I also truly believe that there is nothing weak or wrong with being empathetic and aware. And, as with anything, the more that we talk about this stuff, the more aware we are of our own behaviour, the more others will begin to understand as well that there isn’t something wrong with highly sensitive people, but just that our brains work differently.
When you’re aware of how you naturally react in certain situations, it makes you better equipped to handle them.
// Better handling your energy so you don’t get drained or overwhelmed and not know why;
// No longer comparing yourself to people who seem like they can handle things better than you;
// Accepting who you are and finding what strength lies in your sensitivity (don’t underestimate that);
// Being able to tell others what you need with confidence;
// Finding your own way of re-energising and showing up in the world that can support your needs and also help others.
Are you a highly sensitive person + BONUS free worksheet
You might be able to tell just from reading this post that this describes you to a tee, but if you’re not sure, head over to The Highly Sensitive Person and take Elaine Aron’s HSP test.
I’ve also created a worksheet for you to identify the things that you’re particularly sensitive to and how understanding these and creating solutions and reminders to make changes before you get to the point where you can’t function properly.
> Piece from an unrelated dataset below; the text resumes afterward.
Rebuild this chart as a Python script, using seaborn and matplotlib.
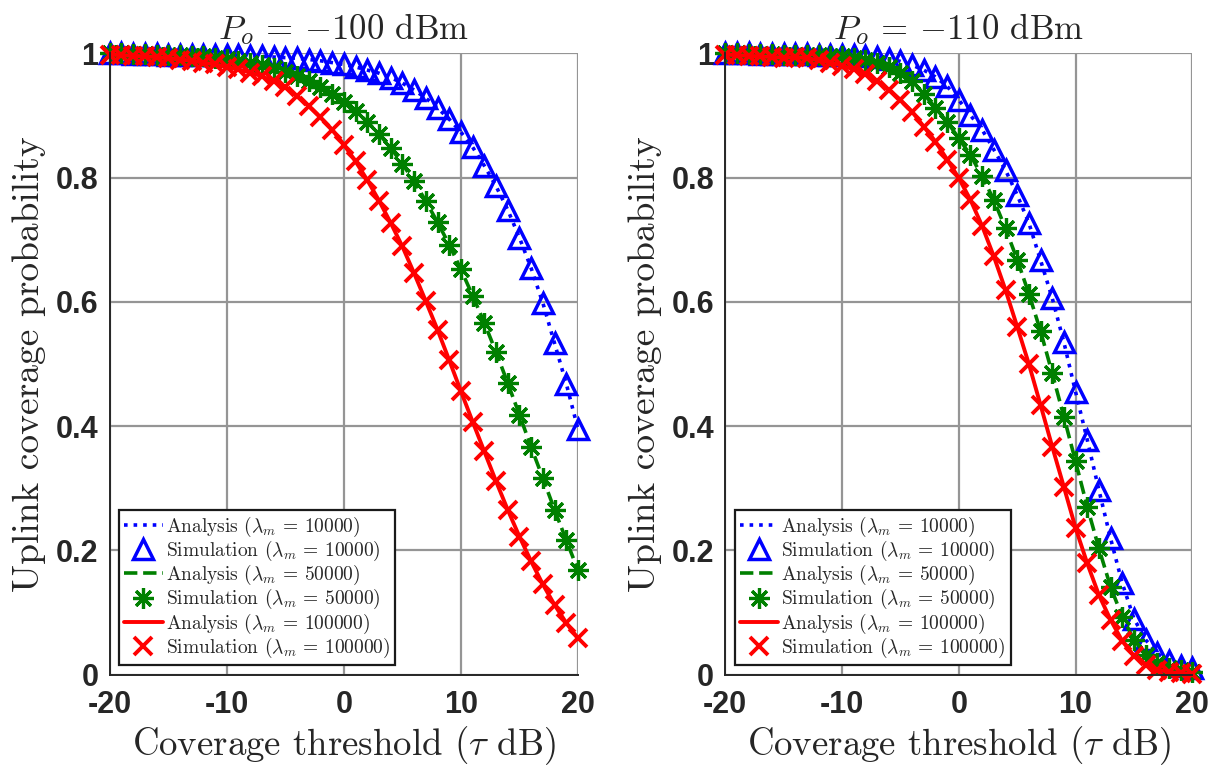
import matplotlib
matplotlib.use("Agg")
import matplotlib.pyplot as plt
import pandas as pd
import seaborn as sns

# Coverage threshold grid (dB)
tau_db = list(range(-20, 21))

# Uplink coverage probability, P_o = -100 dBm
cov_100_lam10k = [1.000, 1.000, 0.999, 0.999, 0.999, 0.998, 0.998, 0.998, 0.998, 0.998,
                  0.997, 0.997, 0.996, 0.995, 0.994, 0.993, 0.992, 0.990, 0.988, 0.985,
                  0.982, 0.978, 0.973, 0.968, 0.961, 0.952, 0.941, 0.928, 0.912, 0.894,
                  0.873, 0.849, 0.819, 0.786, 0.748, 0.703, 0.654, 0.598, 0.533, 0.468,
                  0.395]
cov_100_lam50k = [1.000, 1.000, 0.999, 0.999, 0.998, 0.998, 0.997, 0.996, 0.995, 0.993,
                  0.991, 0.988, 0.985, 0.981, 0.976, 0.970, 0.963, 0.955, 0.945, 0.934,
                  0.922, 0.907, 0.890, 0.870, 0.848, 0.822, 0.794, 0.762, 0.728, 0.692,
                  0.652, 0.610, 0.566, 0.519, 0.469, 0.418, 0.366, 0.316, 0.265, 0.216,
                  0.168]
cov_100_lam100k = [0.998, 0.997, 0.996, 0.995, 0.994, 0.992, 0.990, 0.988, 0.985, 0.982,
                   0.978, 0.974, 0.969, 0.963, 0.955, 0.945, 0.931, 0.915, 0.897, 0.877,
                   0.853, 0.826, 0.796, 0.763, 0.727, 0.689, 0.646, 0.601, 0.555, 0.506,
                   0.456, 0.407, 0.359, 0.311, 0.265, 0.222, 0.182, 0.145, 0.112, 0.083,
                   0.058]

# Uplink coverage probability, P_o = -110 dBm
cov_110_lam10k = [1.000, 1.000, 1.000, 0.999, 0.999, 0.999, 0.999, 0.999, 0.998, 0.998,
                  0.998, 0.997, 0.996, 0.994, 0.991, 0.987, 0.981, 0.973, 0.962, 0.947,
                  0.925, 0.900, 0.877, 0.845, 0.812, 0.772, 0.727, 0.667, 0.606, 0.535,
                  0.455, 0.378, 0.297, 0.219, 0.147, 0.090, 0.056, 0.034, 0.021, 0.014,
                  0.010]
cov_110_lam50k = [1.000, 1.000, 0.999, 0.999, 0.999, 0.998, 0.998, 0.997, 0.997, 0.996,
                  0.995, 0.993, 0.990, 0.985, 0.978, 0.968, 0.955, 0.935, 0.912, 0.890,
                  0.863, 0.836, 0.802, 0.764, 0.718, 0.668, 0.613, 0.553, 0.485, 0.415,
                  0.343, 0.270, 0.203, 0.141, 0.093, 0.056, 0.032, 0.019, 0.011, 0.007,
                  0.004]
cov_110_lam100k = [0.998, 0.997, 0.996, 0.995, 0.994, 0.993, 0.994, 0.992, 0.989, 0.985,
                   0.980, 0.974, 0.966, 0.955, 0.941, 0.925, 0.906, 0.882, 0.858, 0.829,
                   0.799, 0.764, 0.722, 0.673, 0.619, 0.560, 0.500, 0.434, 0.367, 0.302,
                   0.236, 0.179, 0.128, 0.088, 0.054, 0.030, 0.015, 0.008, 0.004, 0.002,
                   0.001]

densities = ["10000", "50000", "100000"]
panel_titles = [r"$P_o$ = $-100$ dBm", r"$P_o$ = $-110$ dBm"]
x_ticks = [-20, -10, 0, 10, 20]
x_tick_labels = ["-20", "-10", "0", "10", "20"]
y_ticks = [0, 0.2, 0.4, 0.6, 0.8, 1]
y_tick_labels = ["0", "0.2", "0.4", "0.6", "0.8", "1"]

sns.set_style("white")
plt.rcParams["mathtext.fontset"] = "cm"
plt.rcParams["axes.unicode_minus"] = False

SERIF = "cmr10"
TICK_FONT = dict(family="Liberation Sans", weight="bold", size=22)

# (colour, line style, line width, marker, marker size, marker edge width, hollow?)
styles = [
    ("#0000ff", ":", 2.6, "^", 15, 2.5, True),
    ("#008000", "--", 2.6, (8, 2, 0), 15, 2.3, False),
    ("#ff0000", "-", 2.8, "x", 13, 2.8, False),
]

fig = plt.figure(figsize=(12.17, 7.67), dpi=100)
W, H = 1217, 767
ax_left = fig.add_axes([109.7 / W, (H - 674.5) / H, 468.3 / W, 621.2 / H])
ax_right = fig.add_axes([725.3 / W, (H - 674.5) / H, 467.0 / W, 621.2 / H])

panels = [
    (ax_left, [cov_100_lam10k, cov_100_lam50k, cov_100_lam100k], panel_titles[0]),
    (ax_right, [cov_110_lam10k, cov_110_lam50k, cov_110_lam100k], panel_titles[1]),
]

for ax, series, title in panels:
    for vals, dens, (col, ls, lw, mk, ms, mew, hollow) in zip(series, densities, styles):
        df = pd.DataFrame({"tau": tau_db, "pc": vals})
        sns.lineplot(data=df, x="tau", y="pc", ax=ax, color=col, linestyle=ls,
                     linewidth=lw, estimator=None, sort=False,
                     label=r"Analysis ($\lambda_m$ = %s)" % dens)
        sns.lineplot(data=df, x="tau", y="pc", ax=ax, color=col, linestyle="none",
                     marker=mk, markersize=ms, markeredgewidth=mew,
                     markeredgecolor=col,
                     markerfacecolor="none" if hollow else col,
                     estimator=None, sort=False,
                     label=r"Simulation ($\lambda_m$ = %s)" % dens)

    ax.set_xlim(-20, 20)
    ax.set_ylim(0, 1)
    ax.set_xticks(x_ticks)
    ax.set_xticklabels(x_tick_labels, fontdict=TICK_FONT)
    ax.set_yticks(y_ticks)
    ax.set_yticklabels(y_tick_labels, fontdict=TICK_FONT)
    ax.tick_params(direction="in", length=6, width=1.3, color="#262626",
                   labelcolor="#262626", top=False, right=False)
    ax.tick_params(axis="x", pad=11)
    ax.tick_params(axis="y", pad=8)

    ax.grid(True, color="#959595", linewidth=1.6)
    ax.set_axisbelow(True)
    for side in ("top", "right"):
        ax.spines[side].set_visible(False)
    for side in ("left", "bottom"):
        ax.spines[side].set_color("#262626")
        ax.spines[side].set_linewidth(1.4)
        ax.spines[side].set_zorder(5)

    ax.set_title(title, fontsize=25, family=SERIF, pad=10)
    ax.set_xlabel(r"Coverage threshold ($\tau$ dB)", fontsize=26.5, family=SERIF,
                  labelpad=3)
    ax.set_ylabel("Uplink coverage probability", fontsize=27, family=SERIF,
                  labelpad=7)

    handles, labels = ax.get_legend_handles_labels()
    leg = ax.legend(handles, labels, loc="lower left", bbox_to_anchor=(0.02, 0.016),
                    borderaxespad=0, prop=dict(family=SERIF, size=14),
                    frameon=True, fancybox=False, framealpha=1, edgecolor="#1a1a1a",
                    handlelength=2.0, handletextpad=0.15, labelspacing=0.0,
                    borderpad=0.25)
    leg.get_frame().set_linewidth(1.6)
    for c in ax.get_children():
        if hasattr(c, "get_marker"):
            c.set_clip_on(False)

fig.savefig("out.png", dpi=100)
The more aware you become, the more you will be able to accept and respond to your sensitivities.
Download the worksheet here:
And this is SO IMPORTANT if you’ve spent most of your life being criticised for being sensitive or emotional. Please know that there is no such thing as being ‘too sensitive’. Being a highly sensitive person is not a weakness, it’s actually part of your biological make up. But there are ways that you can make that work for you.